Dieng has been a force inside with his rebounding, shot blocking, free throw making, expanding range, and nifty finishing ability. Now that he’s hitting threes he’s effectivelly a younger Serge Ibaka — and a great PF/C who can slide over and guard smaller guys or taller guys, and make it work for Minnesota.
This season Trey is with the Washington Wizards, traded away for a 2021 2nd round pick. He’s resurrecting his career a bit by drilling 47.1% of his three point attempts (only 1.1 a game), but he’s playing more off the ball than battling guys like John Wall and Tomas Satoransky for point guard playing time.
Shabazz’ scoring has gone down below double digits for the first time in three seasons with the added load of Zach LaVine, but he remains capable off the bench in a limited role. Gorgui is one of the league leaders in minutes played this year and is nearly averaging a double double while making a quiet case for more national media attention.
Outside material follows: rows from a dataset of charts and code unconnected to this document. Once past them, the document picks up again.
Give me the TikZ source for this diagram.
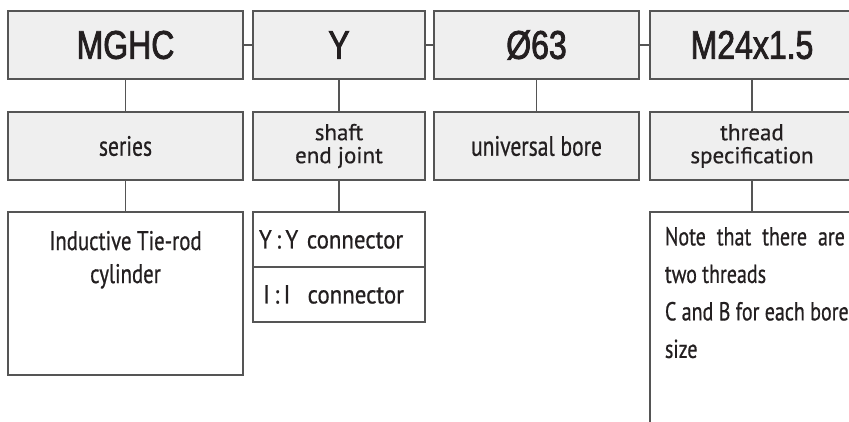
\documentclass[tikz,border=0pt]{standalone}
\usepackage{fontspec}
\setmainfont{PT Sans}[FakeBold=0.5]
\newfontfamily\codefont{Liberation Sans}[FakeStretch=0.8,FakeBold=2]
\newfontfamily\narrowfont{PT Sans}[FakeStretch=0.77,FakeBold=0.6]
\newfontfamily\optfont{PT Sans}[FakeStretch=0.88,FakeBold=0.6]
\usepackage{tikz}
\definecolor{boxgray}{RGB}{239,239,239}
\definecolor{linegray}{RGB}{85,85,85}
\definecolor{ink}{RGB}{35,31,32}

\begin{document}
\begin{tikzpicture}[x=1pt,y=-1pt,
  codebox/.style={draw=linegray,fill=boxgray,line width=1.2pt,text=ink,
    minimum height=68pt,inner sep=0pt,font=\codefont\fontsize{40}{44}\selectfont},
  namebox/.style={draw=linegray,fill=boxgray,line width=1.2pt,text=ink,
    minimum height=68pt,inner sep=0pt,align=center},
  optbox/.style={draw=linegray,fill=white,line width=1.2pt,text=ink,inner sep=0pt},
  link/.style={draw=linegray,line width=1.2pt}]
\clip (0,0) rectangle (849,422);
% code row
\node[codebox,minimum width=235pt] (mghc) at (125.5,45) {MGHC};
\node[codebox,minimum width=172pt] (yj) at (339,45) {Y};
\node[codebox,minimum width=205pt] (bore) at (536.5,45) {Ø63};
\node[codebox,minimum width=204pt] (thr) at (752,45) {M24x1.5};
% meaning row
\node[namebox,minimum width=235pt,font=\narrowfont\fontsize{28}{30}\selectfont] (series) at (125.5,146) {series};
\node[namebox,minimum width=172pt,font=\fontsize{23}{23}\selectfont] (joint) at (339,146) {shaft\\end joint};
\node[namebox,minimum width=205pt,font=\narrowfont\fontsize{28}{30}\selectfont] (ubore) at (536.5,146) {universal bore};
\node[namebox,minimum width=204pt,font=\fontsize{23}{23}\selectfont] (spec) at (752,146) {thread\\specification};
% option row
\node[optbox,minimum width=235pt,minimum height=163pt] (cyl) at (125.5,293.5) {};
\node[below=16pt,text=ink,align=center,font=\narrowfont\fontsize{27}{33}\selectfont] at (cyl.north) {Inductive Tie-rod\\cylinder};
\node[optbox,minimum height=55pt,text width=160pt,inner xsep=6pt,align=left,font=\optfont\fontsize{26}{26}\selectfont] (yy) at (339,239.5) {Y\,:\,Y connector};
\node[optbox,minimum height=55pt,text width=160pt,inner xsep=6pt,align=left,font=\optfont\fontsize{26}{26}\selectfont] (ii) at (339,294.5) {\,I\,:\,I\ \ connector};
\node[optbox,minimum width=204pt,minimum height=240pt] (note) at (752,332) {};
\node[below right=12pt,text=ink,align=left,font=\narrowfont\fontsize{26}{37.5}\selectfont] at (note.north west)
  {\makebox[180pt][s]{Note that there are}\\two threads\\C and B for each bore\\size};
% links
\draw[link] (mghc) -- (yj);
\draw[link] (yj) -- (bore);
\draw[link] (bore) -- (thr);
\draw[link] (mghc) -- (series);
\draw[link] (yj) -- (joint);
\draw[link] (bore) -- (ubore);
\draw[link] (thr) -- (spec);
\draw[link] (series) -- (cyl);
\draw[link] (joint) -- (yy);
\draw[link] (spec) -- (note);
\end{tikzpicture}
\end{document}
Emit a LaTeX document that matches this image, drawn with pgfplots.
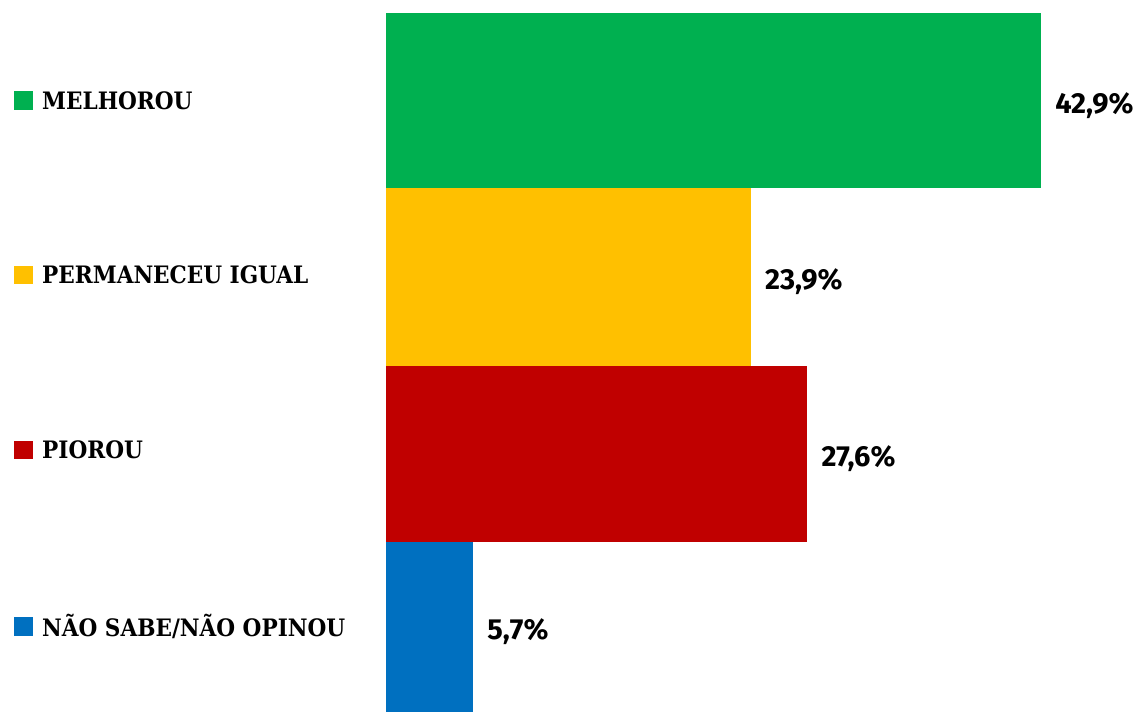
\documentclass[border=0pt]{standalone}
\usepackage{pgfplots}
\pgfplotsset{compat=1.18}
\usepackage{fontspec}
\setmainfont{Fira Sans}
\newfontfamily\slab{DejaVu Serif Condensed}
\definecolor{cg}{HTML}{00B050}
\definecolor{cy}{HTML}{FFC000}
\definecolor{cr}{HTML}{C00000}
\definecolor{cb}{HTML}{0070C0}
\tikzset{
  sq/.style={fill=#1, minimum size=18.5pt, inner sep=0pt, outer sep=0pt},
  lab/.style={anchor=west, inner sep=0pt, font=\slab\fontsize{24}{24}\selectfont\bfseries},
}
\begin{document}
\begin{tikzpicture}
\begin{axis}[
  scale only axis, width=1142pt, height=712pt,
  xmin=-25.28, xmax=49.51, ymin=-0.574, ymax=3.5, y dir=reverse,
  hide axis, clip=false,
  xbar, bar shift=0pt,
  nodes near coords={\pgfmathprintnumber{\pgfplotspointmeta}\%},
  nodes near coords style={anchor=west, inner sep=0pt, xshift=14pt, yshift=-5pt,
    font=\fontsize{29}{29}\selectfont\bfseries, text=black,
    /pgf/number format/.cd, use comma, fixed, fixed zerofill, precision=1, assume math mode=true},
]
\addplot[draw=none, fill=cg, bar width=1.0014] coordinates {(42.9,0)};
\addplot[draw=none, fill=cy, bar width=1.0186] coordinates {(23.9,1.011)};
\addplot[draw=none, fill=cr, bar width=1.007] coordinates {(27.6,2.024)};
\addplot[draw=none, fill=cb, bar width=0.973] coordinates {(5.7,3.014)};
\path (axis cs:-25.28,-0.574) rectangle (axis cs:49.51,3.5);
\node[sq=cg] at (axis cs:-23.74,0) {};
\node[sq=cy] at (axis cs:-23.74,1.0) {};
\node[sq=cr] at (axis cs:-23.74,2.0) {};
\node[sq=cb] at (axis cs:-23.74,3.01) {};
\node[lab] at (axis cs:-22.53,0) {MELHOROU};
\node[lab] at (axis cs:-22.53,1.0) {PERMANECEU IGUAL};
\node[lab] at (axis cs:-22.53,2.0) {PIOROU};
\node[lab] at (axis cs:-22.53,3.01) {NÃO SABE/NÃO OPINOU};
\end{axis}
\end{tikzpicture}
\end{document}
Now 3 years, 6 months, and 12 days since the 2013 NBA Draft, a night were Jazz fans were over the moon (Rudy Gobert and Raul Neto too!), it looks like the Jazz got the “L” on this one. I don’t know what’s going to be the ultimate fate of Dieng, Muhammad, and Burke. But I do know that we can’t close the case on this trade until that 2021 pick’s fate is figured out.
But for now, it looks like the Wolves won. 14+21 is greater than 9, after all.